Waste Connections Hit with Class Action Over Allegedly ‘Unlawful and Excessive’ Surcharges, Rate Increases
by Erin Shaak
MDE with R&R Pest Control Inc. v. Waste Connections US, Inc. et al.
Filed: April 23, 2021 ◆§ 7:21-cv-01207
A proposed class action alleges Waste Connections has overcharged customers for waste removal services by levying excessive fuel surcharges and price increases.
South Carolina
A proposed class action alleges Waste Connections has overcharged customers for waste removal services by levying “unlawful and excessive” fuel surcharges and price increases.
The case alleges that although Waste Connections US, Inc. and Waste Connections Palmetto, Inc. have represented an add-on “Fuel & Material Surcharge” as a pass-through cost related to fuel and materials price increases, the charge is, in truth, a “hidden profit device” unrelated to the defendants’ actual costs.
“In fact, during the time period at issue, Waste Connections effectively has no [sic] increased fuel or material costs, nor has it ever attempted to quantify such costs or to tie the methodology or amount of the ‘Fuel & Material Surcharge’ to such costs,” the breach-of-contract lawsuit alleges.
The suit further claims that although Waste Connections maintains that it may increase rates “to adjust for increases in the Consumer Price Index” (CPI), the defendants have “deliberately and repeatedly” overcharged customers through automated price increases that far outweigh changes in the CPI. The complaint alleges Waste Connections has, as a direct result of its allegedly unlawful surcharges and rate increases, “wrongfully taken tens of millions of dollars” from customers.
According to the case, Waste Connections, who the complaint notes is one of the largest waste disposal companies in the U.S., enters into standardized contracts that purport to allow the defendants to pass through to customers “specific, discrete costs” the company may incur in the course of providing services. Per the suit, increases in “fuel and materials” may be passed through “proportionately to adjust” for service costs by way of a “Fuel & Material Surcharge” line item on customers’ invoices.
The lawsuit alleges, however, that the fuel and material surcharge is “wholly unrelated” to Waste Connections’ actual or increased costs for fuel and materials, and “far over-recovers any such costs.” Instead of applying the funds it receives from the surcharge to its supply costs, Waste Connections recognizes the amounts directly as revenue, the lawsuit says.
“The method by which Waste Connections determines the ‘Fuel & Material Surcharge’ has no relation to its increased fuel or material costs or to any changes in those costs,” the complaint claims. “It is arbitrary in that the only driving factor is the profit Waste Connections seeks to derive from this fee while maintaining the false appearance of the fee as a legitimate charge related to specific, discrete increased costs.”

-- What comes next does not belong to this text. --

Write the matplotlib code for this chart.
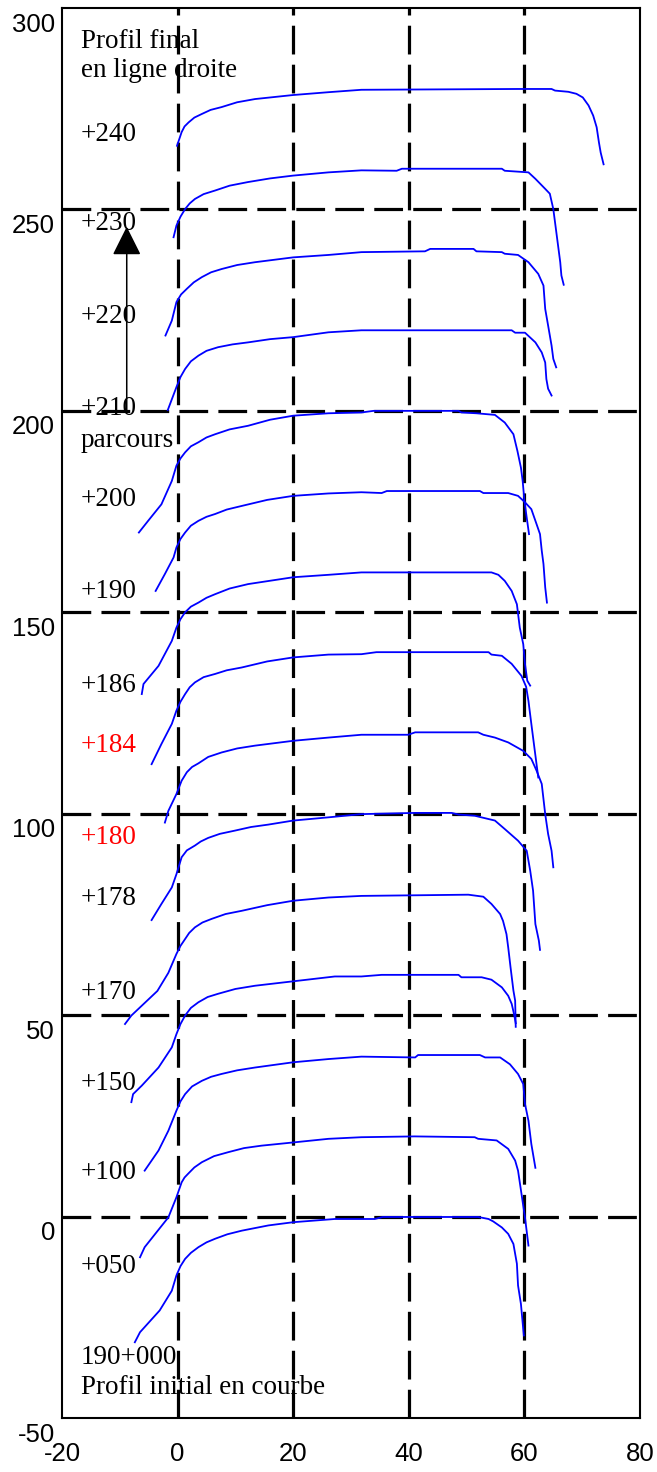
import matplotlib
matplotlib.use("Agg")
import matplotlib.pyplot as plt
import matplotlib.transforms as mtransforms

# profils relevés (abscisse, hauteur décalée de 20 par profil)
x_000 = [-7.4, -6.5, -3.1, -1.0, -0.2, 0.5, 1.3, 2.3, 3.6, 5.0, 6.5, 8.6, 11.1, 15.7, 20.0, 27.2, 34.1, 35.5, 52.0, 53.8, 54.6, 56.1, 57.2, 58.1, 58.7, 58.9, 59.4, 59.9]
y_000 = [-31.2, -28.7, -23.3, -18.4, -14.6, -12.3, -10.5, -9.0, -7.6, -6.4, -5.5, -4.4, -3.5, -2.2, -1.4, -0.6, -0.6, -0.1, -0.1, -0.6, -1.2, -2.7, -4.3, -6.8, -11.7, -17.1, -21.7, -29.5]

x_050 = [-6.5, -5.7, -1.6, -0.2, 0.7, 1.2, 1.8, 2.9, 4.2, 6.3, 8.8, 11.5, 14.5, 20.0, 26.1, 31.8, 41.0, 51.4, 52.0, 55.2, 57.2, 58.4, 58.9, 59.5, 60.1, 60.7]
y_050 = [-10.1, -7.6, -0.2, 4.8, 8.5, 9.7, 10.6, 12.2, 13.5, 15.0, 16.0, 17.0, 17.6, 18.4, 19.3, 19.7, 19.9, 19.7, 19.3, 18.9, 16.8, 13.9, 11.4, 5.6, -0.2, -7.2]

x_100 = [-5.7, -3.3, -1.6, -0.2, 0.5, 1.3, 2.5, 4.2, 5.8, 7.6, 10.3, 13.4, 20.0, 26.1, 31.8, 41.1, 41.6, 52.3, 53.2, 55.8, 57.5, 58.9, 59.8, 60.1, 60.7, 61.2, 61.9]
y_100 = [11.4, 16.4, 21.3, 26.3, 28.6, 30.4, 32.3, 33.7, 34.7, 35.4, 36.3, 37.0, 38.3, 39.1, 39.7, 39.5, 40.1, 40.1, 39.5, 39.5, 37.8, 35.4, 32.9, 28.0, 23.8, 18.0, 12.1]

x_150 = [-8.0, -7.7, -6.2, -3.3, -1.0, -0.2, 0.5, 1.3, 2.3, 3.6, 5.2, 7.0, 10.0, 13.4, 20.0, 27.2, 31.8, 35.3, 48.6, 49.1, 52.6, 54.3, 56.1, 57.2, 57.8, 58.2, 58.5]
y_150 = [28.4, 30.4, 32.5, 37.0, 42.0, 45.3, 47.8, 49.9, 51.8, 53.2, 54.5, 55.3, 56.5, 57.3, 58.4, 59.6, 59.6, 60.0, 60.0, 59.4, 59.4, 58.8, 56.9, 54.8, 52.8, 50.3, 48.0]

x_170 = [-9.1, -8.0, -3.5, -1.6, -0.2, 0.5, 1.3, 2.0, 3.0, 4.3, 5.9, 8.3, 11.1, 15.5, 20.0, 26.1, 31.8, 50.3, 52.9, 54.3, 55.8, 56.3, 56.9, 57.2, 57.6, 58.1, 58.4, 58.5]
y_170 = [47.8, 49.9, 56.0, 60.5, 65.2, 67.2, 68.9, 70.4, 71.8, 73.0, 73.9, 75.1, 75.9, 77.3, 78.4, 79.2, 79.6, 79.9, 79.4, 77.6, 75.1, 73.4, 70.1, 66.8, 61.9, 56.1, 53.6, 47.1]

x_178 = [-4.5, -2.8, -1.0, -0.2, 0.7, 1.6, 3.0, 4.0, 5.3, 7.3, 9.9, 12.7, 15.7, 20.0, 26.1, 31.8, 41.1, 47.4, 48.6, 51.4, 54.9, 56.6, 58.9, 60.4, 61.0, 61.5, 61.9, 62.5, 62.7]
y_178 = [73.6, 77.6, 81.7, 85.0, 89.2, 90.9, 92.1, 93.1, 94.0, 95.0, 95.8, 96.7, 97.3, 98.3, 99.1, 99.9, 100.2, 100.2, 99.8, 99.5, 98.3, 96.2, 93.3, 90.8, 85.9, 80.9, 72.6, 68.5, 66.2]

x_180 = [-2.2, -1.6, -0.2, 0.7, 1.6, 2.5, 3.6, 5.3, 7.6, 10.3, 13.4, 20.0, 26.1, 31.8, 39.9, 41.1, 52.0, 52.9, 54.9, 57.2, 59.8, 61.2, 62.1, 63.0, 63.6, 64.1, 64.7, 65.0]
y_180 = [97.8, 100.7, 104.9, 108.2, 110.3, 111.6, 112.5, 114.1, 115.2, 116.2, 116.9, 118.1, 118.9, 119.6, 119.6, 120.2, 120.2, 119.6, 118.9, 117.7, 115.6, 113.6, 110.7, 107.4, 99.9, 95.0, 90.8, 86.7]

x_184 = [-4.5, -2.8, -1.0, -0.2, 0.5, 1.3, 2.1, 3.0, 4.5, 6.5, 8.5, 11.1, 15.5, 20.0, 26.1, 31.8, 34.4, 53.8, 54.3, 56.1, 57.8, 59.5, 60.3, 60.7, 61.2, 61.8, 62.4]
y_184 = [112.3, 117.3, 122.3, 125.6, 127.8, 129.7, 131.4, 132.6, 133.9, 134.7, 135.6, 136.3, 137.8, 138.8, 139.5, 139.6, 140.1, 140.1, 139.5, 139.2, 137.2, 134.2, 131.5, 128.0, 122.3, 115.6, 109.0]

x_186 = [-6.2, -5.9, -3.3, -1.0, -0.2, 0.5, 1.3, 2.3, 3.6, 5.0, 6.5, 9.0, 12.2, 20.0, 26.1, 31.8, 54.3, 55.5, 56.6, 57.8, 58.7, 59.2, 59.8, 60.1, 60.5, 61.0]
y_186 = [129.7, 132.2, 136.7, 142.9, 146.2, 148.3, 150.0, 151.4, 152.4, 153.6, 154.5, 155.9, 157.0, 158.7, 159.3, 159.9, 159.9, 159.3, 157.8, 155.3, 152.0, 146.2, 142.1, 137.2, 133.0, 131.8]

x_190 = [-3.8, -2.2, -0.7, -0.2, 0.5, 1.3, 2.3, 3.6, 5.0, 6.5, 8.5, 11.1, 15.5, 20.0, 26.1, 31.8, 35.3, 36.2, 52.3, 52.9, 57.2, 58.9, 60.1, 61.2, 62.1, 62.7, 63.0, 63.3, 63.6, 63.9]
y_190 = [155.3, 159.5, 163.6, 166.1, 168.2, 169.8, 171.5, 172.7, 173.7, 174.4, 175.5, 176.4, 177.9, 178.9, 179.5, 179.8, 179.6, 180.1, 180.1, 179.6, 179.6, 178.9, 177.3, 175.6, 171.9, 169.4, 165.3, 162.0, 156.2, 152.4]

x_200 = [-6.7, -5.1, -2.8, -1.0, -0.2, 0.5, 1.3, 2.3, 3.6, 5.0, 6.5, 9.0, 12.2, 16.0, 20.0, 26.1, 31.8, 33.9, 48.6, 49.1, 51.7, 54.9, 56.6, 58.1, 58.8, 59.4, 59.7, 60.0, 60.4, 60.8]
y_200 = [169.8, 172.7, 176.8, 182.6, 186.4, 188.2, 189.7, 191.2, 192.2, 193.4, 194.2, 195.4, 196.3, 197.8, 198.8, 199.4, 199.6, 200.0, 200.0, 199.6, 199.4, 199.0, 197.1, 194.2, 190.0, 185.9, 182.6, 177.7, 173.5, 169.4]

x_210 = [-1.7, -0.2, 0.5, 1.3, 2.3, 3.6, 5.0, 7.0, 9.5, 12.2, 16.0, 20.0, 26.1, 31.8, 57.8, 58.4, 60.1, 61.9, 63.0, 63.6, 63.8, 64.1, 64.7]
y_210 = [200.2, 205.9, 208.4, 210.4, 212.3, 213.7, 214.9, 215.8, 216.5, 217.0, 217.8, 218.3, 219.5, 220.0, 220.0, 219.4, 219.4, 217.0, 214.5, 212.0, 207.9, 205.5, 203.8]

x_220 = [-2.1, -1.0, -0.2, 0.6, 1.6, 2.8, 4.2, 5.8, 7.6, 10.3, 13.4, 20.0, 26.1, 31.8, 42.8, 43.7, 51.2, 51.7, 56.1, 56.6, 58.9, 60.7, 62.4, 63.3, 63.6, 64.1, 64.7, 65.0, 65.5]
y_220 = [218.7, 222.4, 227.0, 228.9, 230.3, 231.9, 233.2, 234.4, 235.2, 236.2, 236.9, 238.1, 238.7, 239.4, 239.6, 240.2, 240.2, 239.6, 239.4, 239.0, 238.7, 236.9, 234.0, 231.1, 225.3, 221.2, 216.2, 212.9, 210.8]

x_230 = [-0.7, -0.2, 0.5, 1.3, 2.1, 3.0, 4.5, 6.5, 9.0, 12.2, 16.0, 20.0, 26.1, 31.8, 37.9, 38.8, 56.1, 56.6, 60.7, 61.9, 63.6, 64.4, 65.0, 65.6, 66.2, 66.4, 66.8]
y_230 = [243.1, 246.0, 248.2, 250.1, 251.5, 252.6, 253.8, 254.7, 255.9, 256.8, 257.7, 258.4, 259.2, 259.7, 259.6, 260.1, 260.1, 259.6, 259.2, 257.6, 255.1, 253.9, 250.1, 243.5, 236.9, 233.6, 231.3]

x_240 = [-0.1, 0.7, 1.2, 1.9, 2.9, 4.2, 5.7, 7.6, 10.3, 13.4, 20.0, 26.1, 31.8, 58.9, 64.7, 65.3, 67.6, 69.0, 70.1, 71.1, 71.9, 72.5, 72.9, 73.2, 73.7]
y_240 = [265.8, 269.2, 270.6, 271.6, 272.8, 273.7, 274.7, 275.4, 276.6, 277.4, 278.4, 279.1, 279.7, 279.9, 279.9, 279.5, 279.2, 278.7, 277.8, 275.8, 273.3, 270.4, 266.6, 264.1, 261.2]

# étiquettes des profils
labels = ["190+000", "+050", "+100", "+150", "+170", "+178", "+180", "+184",
          "+186", "+190", "+200", "+210", "+220", "+230", "+240"]
label_y = [-35.0, -12.4, 10.9, 33.0, 55.6, 78.9, 94.0, 116.9,
           131.8, 155.1, 178.1, 200.7, 223.3, 246.4, 268.7]
label_red = ["+180", "+184"]

profils = [(x_000, y_000), (x_050, y_050), (x_100, y_100), (x_150, y_150),
           (x_170, y_170), (x_178, y_178), (x_180, y_180), (x_184, y_184),
           (x_186, y_186), (x_190, y_190), (x_200, y_200), (x_210, y_210),
           (x_220, y_220), (x_230, y_230), (x_240, y_240)]

plt.rcParams['axes.unicode_minus'] = False
serif = "Liberation Serif"
fs = 19.5

fig = plt.figure(figsize=(6.57, 14.72), dpi=100)
ax = fig.add_axes([62/657, 54/1472, 578/657, 1410/1472])

for gx in [0, 20, 40, 60]:
    ax.axvline(gx, color="k", lw=2.3, linestyle=(0, (9, 3.2)), zorder=1)
for gy in [0, 50, 100, 150, 200, 250]:
    ax.axhline(gy, color="k", lw=2.3, linestyle=(0, (9, 3.2)), zorder=1)

for px, py in profils:
    ax.plot(px, py, color="#0000ff", lw=1.3, zorder=3)

for lab, ly in zip(labels, label_y):
    c = "#ff0000" if lab in label_red else "k"
    ax.text(-16.7, ly, lab, color=c, fontsize=fs, family=serif, va="center", ha="left", zorder=4)

ax.text(-16.7, 291.8, "Profil final", fontsize=fs, family=serif, va="center", ha="left")
ax.text(-16.7, 284.4, "en ligne droite", fontsize=fs, family=serif, va="center", ha="left")
ax.text(-16.7, 192.6, "parcours", fontsize=fs, family=serif, va="center", ha="left")
ax.text(-16.7, -42.4, "Profil initial en courbe", fontsize=fs, family=serif, va="center", ha="left")

ax.annotate("", xy=(-8.8, 245.7), xytext=(-8.8, 200.0),
            arrowprops=dict(arrowstyle="-|>,head_length=0.9,head_width=0.45",
                            mutation_scale=20, color="k", lw=1.1,
                            shrinkA=0, shrinkB=0))

ax.set_xlim(-20, 80)
ax.set_ylim(-50, 300)
ax.set_xticks([-20, 0, 20, 40, 60, 80])
ax.set_yticks([-50, 0, 50, 100, 150, 200, 250, 300])
ax.tick_params(length=0, labelsize=18.5, pad=5)
ax.tick_params(axis="x", pad=17)
for t in ax.get_xticklabels() + ax.get_yticklabels():
    t.set_family("Liberation Sans")
off = mtransforms.ScaledTranslation(0, -14/100, fig.dpi_scale_trans)
for t in ax.get_yticklabels():
    t.set_transform(t.get_transform() + off)
for s in ax.spines.values():
    s.set_linewidth(1.5)

fig.savefig("out.png", dpi=100)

The suit goes on to claim that Waste Connections has also violated its contracts with customers by “systematically increasing rates” by more than the changes in the Consumer Price Index. According to the complaint, Waste Connections’ contracts state that the company may increase rates “from time to time to adjust for increases in the Consumer Price Index.” The suit alleges, however, that the defendants’ price increases “far out-strip CPI increases over any given time period.”
Upon information and belief, the case says, the price increases are directed by the defendants’ corporate officers “as part of a broad strategy to increase profit.” Per the complaint, the amount of the price increases is “significant” and can result in customers paying 50 percent more than they agreed to by the end of the term of their contract.
Waste Connections, the case alleges, knows when it initially presents contracts with fixed prices that it will, unbeknownst to customers, “inflate these prices precipitously and continually.”